----- RECORDED DATA

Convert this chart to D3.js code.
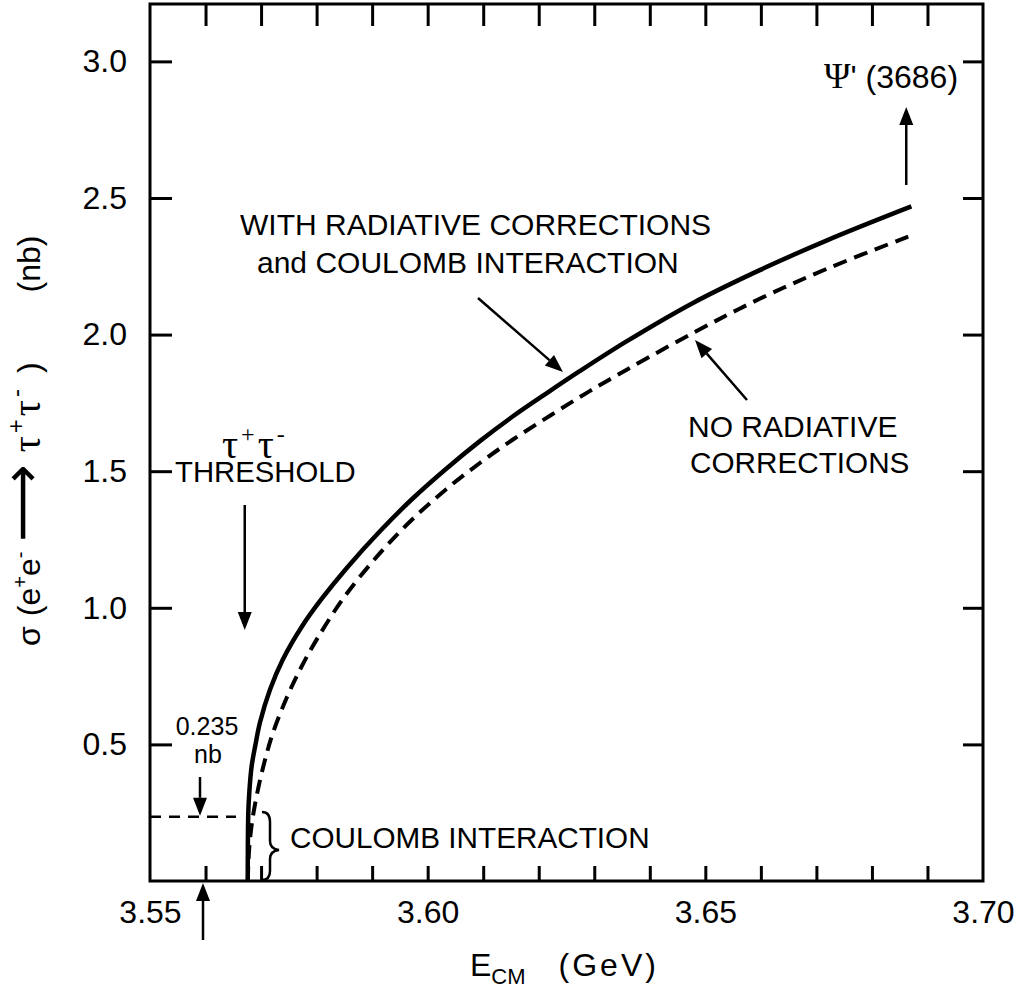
<!DOCTYPE html>
<html>
<head>
<meta charset="utf-8">
<script src="https://d3js.org/d3.v7.min.js"></script>
<style>
  body { margin: 0; background: #fff; }
  svg { display: block; }
  text { font-family: "Liberation Sans", Arial, "DejaVu Sans", sans-serif; fill: #000; }
  .serif { font-family: "Liberation Serif", "DejaVu Serif", serif; }
</style>
</head>
<body>
<div id="chart"></div>
<script>

// values
var xTickLabels = [3.55, 3.60, 3.65, 3.70];
var xMinorTicks = [3.56, 3.57, 3.58, 3.59, 3.60, 3.61, 3.62, 3.63, 3.64, 3.65, 3.66, 3.67, 3.68, 3.69];
var yTickLabels = [0.5, 1.0, 1.5, 2.0, 2.5, 3.0];

// with radiative corrections and coulomb interaction (solid)
var solidE = [3.5676, 3.5677, 3.5679, 3.5683, 3.5690, 3.5698, 3.5716, 3.5739, 3.5773, 3.5810,
              3.5854, 3.5914, 3.5973, 3.6034, 3.6094, 3.6153, 3.6214, 3.6273, 3.6358, 3.6477,
              3.6597, 3.6718, 3.6871];
var solidSigma = [0, 0.25, 0.33, 0.42, 0.50, 0.58, 0.70, 0.81, 0.93, 1.035,
                  1.145, 1.28, 1.40, 1.51, 1.61, 1.70, 1.785, 1.865, 1.975, 2.115,
                  2.235, 2.344, 2.469];

// no radiative corrections (dashed)
var dashE = [3.5676, 3.5678, 3.5681, 3.5686, 3.5696, 3.5708, 3.5721, 3.5746, 3.5773, 3.5802,
             3.5850, 3.5914, 3.5973, 3.6034, 3.6094, 3.6153, 3.6214, 3.6273, 3.6327, 3.6477,
             3.6597, 3.6718, 3.6867];
var dashSigma = [0, 0.10, 0.17, 0.245, 0.35, 0.45, 0.54, 0.67, 0.785, 0.89,
                 1.04, 1.20, 1.325, 1.435, 1.53, 1.615, 1.695, 1.77, 1.835, 2.005,
                 2.13, 2.24, 2.36];

var coulombSigma = 0.235;
var thresholdE = 3.5676;
var psiPrimeE = 3.686;

var W = 1016, H = 991;
var plotL = 150, plotR = 983, plotT = 4, plotB = 881;

var svg = d3.select('#chart').append('svg')
    .attr('width', W)
    .attr('height', H);

svg.append('rect').attr('width', W).attr('height', H).attr('fill', '#fff');

var x = d3.scaleLinear().domain([3.55, 3.70]).range([plotL, plotR]);
var y = d3.scaleLinear().domain([0, 3.21]).range([plotB, plotT]);

// axes: ticks point inward
var gl = svg.append('g').attr('transform', 'translate(' + plotL + ',0)')
    .call(d3.axisLeft(y).tickValues(yTickLabels).tickSize(-22).tickPadding(23)
      .tickFormat(d3.format('.1f')));
var gr = svg.append('g').attr('transform', 'translate(' + plotR + ',0)')
    .call(d3.axisRight(y).tickValues(yTickLabels).tickSize(-20).tickFormat(''));
var gb = svg.append('g').attr('transform', 'translate(0,' + plotB + ')')
    .call(d3.axisBottom(x).tickValues(xMinorTicks).tickSize(-15).tickFormat(''));
var gbl = svg.append('g').attr('transform', 'translate(0,' + plotB + ')')
    .call(d3.axisBottom(x).tickValues(xTickLabels).tickSize(0).tickPadding(19)
      .tickFormat(d3.format('.2f')));
var gt = svg.append('g').attr('transform', 'translate(0,' + plotT + ')')
    .call(d3.axisTop(x).tickValues(xMinorTicks).tickSize(-22).tickFormat(''));

[gl, gr, gb, gbl, gt].forEach(function(g) {
  g.select('.domain').remove();
  g.selectAll('line').attr('stroke', '#000').attr('stroke-width', 3);
  g.selectAll('text').attr('font-size', 32).attr('fill', '#000')
    .attr('font-family', '"Liberation Sans", Arial, sans-serif');
});

svg.append('rect')
    .attr('x', plotL).attr('y', plotT)
    .attr('width', plotR - plotL).attr('height', plotB - plotT)
    .attr('fill', 'none').attr('stroke', '#000').attr('stroke-width', 3);

// curves
var line = d3.line()
    .x(function(d) { return x(d[0]); })
    .y(function(d) { return y(d[1]); })
    .curve(d3.curveCatmullRom.alpha(0.5));

svg.append('path')
    .datum(d3.zip(dashE, dashSigma))
    .attr('d', line)
    .attr('fill', 'none').attr('stroke', '#000')
    .attr('stroke-width', 4).attr('stroke-dasharray', '14,8');

svg.append('path')
    .datum(d3.zip(solidE, solidSigma))
    .attr('d', line)
    .attr('fill', 'none').attr('stroke', '#000')
    .attr('stroke-width', 4.5);

// coulomb level at threshold
svg.append('line')
    .attr('x1', plotL).attr('x2', 236)
    .attr('y1', y(coulombSigma)).attr('y2', y(coulombSigma))
    .attr('stroke', '#000').attr('stroke-width', 2.5).attr('stroke-dasharray', '11,8');

function arrow(x1, y1, x2, y2) {
  var a = Math.atan2(y2 - y1, x2 - x1), len = 18, hw = 7;
  var bx = x2 - len * Math.cos(a), by = y2 - len * Math.sin(a);
  svg.append('line')
      .attr('x1', x1).attr('y1', y1).attr('x2', bx).attr('y2', by)
      .attr('stroke', '#000').attr('stroke-width', 2.5);
  svg.append('path')
      .attr('d', 'M' + x2 + ',' + y2 +
                 'L' + (bx + hw * Math.sin(a)) + ',' + (by - hw * Math.cos(a)) +
                 'L' + (bx - hw * Math.sin(a)) + ',' + (by + hw * Math.cos(a)) + 'Z')
      .attr('fill', '#000');
}

arrow(x(thresholdE) - 3, 505, x(thresholdE) - 3, 630);
arrow(200, 777, 200, y(coulombSigma) - 1);
arrow(203, 940, 203, plotB + 2);
arrow(478, 298, 563, 372);
arrow(747, 400, 695, 340);
arrow(x(psiPrimeE) + 1, 185, x(psiPrimeE) + 1, 107);

// brace for coulomb interaction
svg.append('path')
    .attr('d', 'M262,812 Q270,812 270,822 L270,841 Q270,849 279,850 Q270,851 270,859 L270,871 Q270,880 262,880')
    .attr('fill', 'none').attr('stroke', '#000').attr('stroke-width', 2.5);

// labels
function label(tx, ty, str, size, anchor) {
  return svg.append('text')
      .attr('x', tx).attr('y', ty)
      .attr('font-size', size)
      .attr('text-anchor', anchor || 'start')
      .text(str);
}

label(207, 735, '0.235', 25, 'middle');
label(208, 763, 'nb', 25, 'middle');
label(290, 848, 'COULOMB INTERACTION', 29.7);
label(175, 482, 'THRESHOLD', 29.3);
label(240, 235, 'WITH RADIATIVE CORRECTIONS', 30);
label(257, 273, 'and COULOMB INTERACTION', 30);
label(688, 437, 'NO RADIATIVE', 30);
label(690, 473, 'CORRECTIONS', 29.7);

var tau = svg.append('text').attr('x', 222).attr('y', 458).attr('font-size', 40).attr('class', 'serif');
tau.append('tspan').text('τ');
tau.append('tspan').attr('dy', -16).attr('dx', 3).attr('font-size', 24).text('+');
tau.append('tspan').attr('dy', 16).attr('dx', 3).text('τ');
tau.append('tspan').attr('dy', -16).attr('dx', 3).attr('font-size', 24).text('-');

var psi = svg.append('text').attr('x', 824).attr('y', 88).attr('font-size', 36);
psi.append('tspan').attr('class', 'serif').text('Ψ');
psi.append('tspan').attr('font-size', 32).text('\' (3686)');

// axis titles
var xt = svg.append('text').attr('x', 470).attr('y', 976).attr('font-size', 32);
xt.append('tspan').text('E');
xt.append('tspan').attr('dy', 8).attr('font-size', 22).text('CM');
xt.append('tspan').attr('dy', -8).attr('dx', 33).attr('letter-spacing', 3).text('(GeV)');

var yt = svg.append('text')
    .attr('transform', 'translate(40,646) rotate(-90)')
    .attr('font-size', 32);
yt.append('tspan').text('σ');
yt.append('tspan').attr('dx', 10).text('(e');
yt.append('tspan').attr('dy', -13).attr('font-size', 20).text('+');
yt.append('tspan').attr('dy', 13).text('e');
yt.append('tspan').attr('dy', -13).attr('font-size', 20).text('-');
yt.append('tspan').attr('dy', 13).attr('dx', 10).attr('font-size', 54)
    .attr('font-family', '"DejaVu Sans", sans-serif').text('⟶');
yt.append('tspan').attr('dx', 12).attr('class', 'serif').attr('font-size', 40).text('τ');
yt.append('tspan').attr('dy', -16).attr('dx', 3).attr('font-size', 24).text('+');
yt.append('tspan').attr('dy', 16).attr('dx', 3).attr('class', 'serif').attr('font-size', 40).text('τ');
yt.append('tspan').attr('dy', -16).attr('dx', 3).attr('font-size', 24).text('-');
yt.append('tspan').attr('dy', 16).attr('dx', 16).text(')');
yt.append('tspan').attr('dx', 70).text('(nb)');

</script>
</body>
</html>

----------

**WRITTEN PROBLEM:** Only the lines from the start of the material through the line containing "2.235, 2.344, 2.469];" should be transcribed. Pictures stay out.

**EXERCISE RESULT:**
Convert this chart to D3.js code.
<!DOCTYPE html>
<html>
<head>
<meta charset="utf-8">
<script src="https://d3js.org/d3.v7.min.js"></script>
<style>
  body { margin: 0; background: #fff; }
  svg { display: block; }
  text { font-family: "Liberation Sans", Arial, "DejaVu Sans", sans-serif; fill: #000; }
  .serif { font-family: "Liberation Serif", "DejaVu Serif", serif; }
</style>
</head>
<body>
<div id="chart"></div>
<script>

// values
var xTickLabels = [3.55, 3.60, 3.65, 3.70];
var xMinorTicks = [3.56, 3.57, 3.58, 3.59, 3.60, 3.61, 3.62, 3.63, 3.64, 3.65, 3.66, 3.67, 3.68, 3.69];
var yTickLabels = [0.5, 1.0, 1.5, 2.0, 2.5, 3.0];

// with radiative corrections and coulomb interaction (solid)
var solidE = [3.5676, 3.5677, 3.5679, 3.5683, 3.5690, 3.5698, 3.5716, 3.5739, 3.5773, 3.5810,
              3.5854, 3.5914, 3.5973, 3.6034, 3.6094, 3.6153, 3.6214, 3.6273, 3.6358, 3.6477,
              3.6597, 3.6718, 3.6871];
var solidSigma = [0, 0.25, 0.33, 0.42, 0.50, 0.58, 0.70, 0.81, 0.93, 1.035,
                  1.145, 1.28, 1.40, 1.51, 1.61, 1.70, 1.785, 1.865, 1.975, 2.115,
                  2.235, 2.344, 2.469];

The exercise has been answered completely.